Here is the high velocity dryer I own and used when I was working for Petsmart. It's awesome!!  Metro Air Force Master Blaster Again, it's a little pricey (I got mine off another website that was a little cheaper..I ended up saving about $40, I think.) but it will last you forever! Just make sure you blow dry your girl outside, because everything will end up covered in hair.  

And I wouldn't worry about the curly hair....it's probably just from her coat getting damp and air drying. I've observed that some collies have that naturally, too....it'll straighten out some with blow drying. HTH! And hopefully some other people will chime in with what works for them, too....I'm sure I missed something!


----------



## Tankstar (Dec 30, 2006)

id seriously take her to a groomer. she looks like she is full of undercoat. A good grooming with a bath and blow out with a HV dryer will help alot. espeacially with the up cominf heat
a furminator is pretty useless on a collie.
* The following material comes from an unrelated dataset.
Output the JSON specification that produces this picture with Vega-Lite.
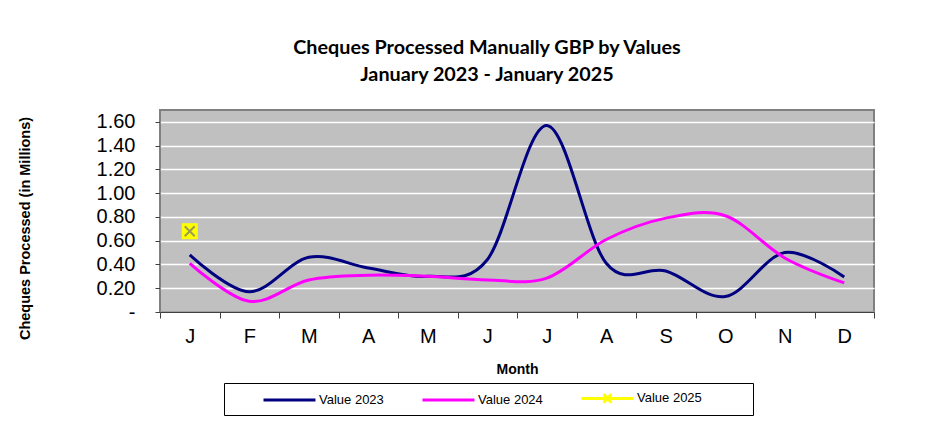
{
  "$schema": "https://vega.github.io/schema/vega-lite/v6.json",
  "autosize": {"type": "none"},
  "width": 714,
  "height": 202,
  "padding": {"left": 160, "top": 110, "right": 64, "bottom": 110},
  "background": "white",
  "title": {
    "text": ["Cheques Processed Manually GBP by Values", "January 2023 - January 2025"],
    "font": "Lato",
    "fontSize": 19.8,
    "fontWeight": "bold",
    "color": "black",
    "anchor": "middle",
    "dx": -30,
    "offset": 25,
    "lineHeight": 27
  },
  "config": {
    "view": {"fill": "#C0C0C0", "stroke": "#808080", "strokeWidth": 2},
    "axis": {"labelFont": "Liberation Sans", "titleFont": "Liberation Sans", "labelColor": "black", "titleColor": "black", "domainColor": "#404040", "tickColor": "#404040"}
  },
  "datasets": {
    "main": [
      {"m": 1, "series": "Value 2023", "value": 0.48},
      {"m": 2, "series": "Value 2023", "value": 0.17},
      {"m": 3, "series": "Value 2023", "value": 0.46},
      {"m": 4, "series": "Value 2023", "value": 0.37},
      {"m": 5, "series": "Value 2023", "value": 0.30},
      {"m": 6, "series": "Value 2023", "value": 0.44},
      {"m": 7, "series": "Value 2023", "value": 1.57},
      {"m": 8, "series": "Value 2023", "value": 0.41},
      {"m": 9, "series": "Value 2023", "value": 0.345},
      {"m": 10, "series": "Value 2023", "value": 0.13},
      {"m": 11, "series": "Value 2023", "value": 0.50},
      {"m": 12, "series": "Value 2023", "value": 0.295},
      {"m": 1, "series": "Value 2024", "value": 0.41},
      {"m": 2, "series": "Value 2024", "value": 0.09},
      {"m": 3, "series": "Value 2024", "value": 0.27},
      {"m": 4, "series": "Value 2024", "value": 0.31},
      {"m": 5, "series": "Value 2024", "value": 0.30},
      {"m": 6, "series": "Value 2024", "value": 0.27},
      {"m": 7, "series": "Value 2024", "value": 0.285},
      {"m": 8, "series": "Value 2024", "value": 0.61},
      {"m": 9, "series": "Value 2024", "value": 0.79},
      {"m": 10, "series": "Value 2024", "value": 0.81},
      {"m": 11, "series": "Value 2024", "value": 0.455},
      {"m": 12, "series": "Value 2024", "value": 0.245},
      {"m": 1, "series": "Value 2025", "value": 0.68}
    ]
  },
  "data": {"name": "main"},
  "encoding": {
    "x": {
      "field": "m",
      "type": "ordinal",
      "bandPosition": 0.5,
      "scale": {"type": "band", "domain": [1,2,3,4,5,6,7,8,9,10,11,12], "paddingInner": 0, "paddingOuter": 0},
      "axis": {
        "title": "Month",
        "titleFontSize": 14,
        "titleFontWeight": "bold",
        "titlePadding": 16,
        "titleX": 357,
        "labelExpr": "['J','F','M','A','M','J','J','A','S','O','N','D'][datum.value-1]",
        "labelFontSize": 20,
        "labelAngle": 0,
        "labelPadding": 8,
        "tickBand": "extent",
        "tickSize": 6,
        "domain": true,
        "grid": false
      }
    },
    "y": {
      "field": "value",
      "type": "quantitative",
      "scale": {"domain": [0, 1.7], "nice": false, "zero": true},
      "axis": {
        "title": "Cheques Processed (in Millions)",
        "titleFontSize": 14.5,
        "titleFontWeight": "bold",
        "titleX": -128,
        "titleY": 118,
        "values": [0, 0.2, 0.4, 0.6, 0.8, 1.0, 1.2, 1.4, 1.6],
        "labelExpr": "datum.value == 0 ? '-' : format(datum.value, '.2f')",
        "labelFontSize": 20,
        "labelPadding": 20,
        "tickSize": 5,
        "grid": true,
        "gridColor": "white",
        "gridWidth": 1.5,
        "domain": false
      }
    }
  },
  "layer": [
    {
      "mark": {"type": "line", "interpolate": "cardinal", "strokeWidth": 3},
      "encoding": {
        "color": {
          "field": "series",
          "type": "nominal",
          "scale": {"domain": ["Value 2023", "Value 2024", "Value 2025"], "range": ["#000080", "#FF00FF", "#FFFF00"]},
          "legend": {
            "title": " ",
            "titleOrient": "left",
            "titlePadding": 32,
            "titleFontSize": 13,
            "orient": "none",
            "legendX": 64,
            "legendY": 273,
            "direction": "horizontal",
            "columns": 3,
            "columnPadding": 32,
            "padding": 6,
            "strokeColor": "black",
            "fillColor": "white",
            "symbolType": "M-1,0L5.93,0",
            "symbolSize": 225,
            "symbolStrokeWidth": 3,
            "labelFont": "Liberation Sans",
            "labelFontSize": 13,
            "labelColor": "black",
            "labelOffset": 39,
            "encode": {
              "symbols": {
                "update": {
                  "shape": {"signal": "datum.label == 'Value 2025' ? 'M-1,0L5.93,0M1.95,-0.55L2.98,0.55M1.95,0.55L2.98,-0.55M20.2,0L20.2,0' : 'M-1,0L5.93,0'"}
                }
              }
            }
          }
        }
      }
    },
    {
      "transform": [{"filter": "datum.series == 'Value 2025'"}],
      "mark": {"type": "point", "shape": "square", "filled": true, "color": "#FFFF00", "size": 256, "opacity": 1}
    },
    {
      "transform": [{"filter": "datum.series == 'Value 2025'"}],
      "mark": {"type": "point", "shape": "M-1,-1L1,1M-1,1L1,-1", "filled": false, "color": "#9A9A50", "strokeWidth": 2, "size": 100, "opacity": 1}
    }
  ]
}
a slicker brush, a grey hound comb and undercoat rake are best fits for this breeds.


----------



## melrcomp (May 21, 2011)

Thank you, I appreciate the help. Those photos are older, so she's not that bad, I just posted them to try and show the back. This one is from last summer, so I got most of the undercoat out. Just didn't know if there was something I could do for the back of her legs. Thank you again. Er.. I don't see a post image, except for the URL.


----------



## melrcomp (May 21, 2011)

Ah ha! found it. :clap2:


----------



## Graco22 (Jul 16, 2007)

Her coat does not indicate she has ever been shaved. However, many times owners will request the "pants" area that you speak of be shaved or cut shorter and that could have been done on her. Can't see that coat in the photos. Are you using a grooming/detangling spray when you brush and comb? I like silicone based products for this breed. Show Sheen is my favorite. Light mist, then brush, then comb. A little bit goes a long way. Also helps to be brushing and combing on a CLEAN dog. The coat will come out much easier if she is freshly bathed and blow dried.


----------



## amberly (Feb 6, 2011)

The rear end in a lot of cases do get matted up without constant regular brushing. This sit on their rump ect. Its also naturally courser on a lot of collies. Like someone else has said the furminator is a useless tool on a rough coated collie. Youd want the rake slicker and greyhound comb. if shes pretty bad maybe you should take her to the groomers. they can also do a good job at tidying up the feet if they are over grown for you. and then it'll make it much easier to maintain after you get a full groom and keep up with it from there. but the rear end on a lot of dogs with an undercoat and somtimes stomachs can be a lot courser than the top half of the body. so i'm sure that is pretty normal. but pretty much everyone gave some good advise. but if you don't want to rough it out you can always have a groomer do it this time and just work on it from there. and after the groom is finished he/she can show you the proper way of brushing ect to make it easier for you. i like showing ppl tips because its nice to know they would hopefully continue the grooming at home.


----------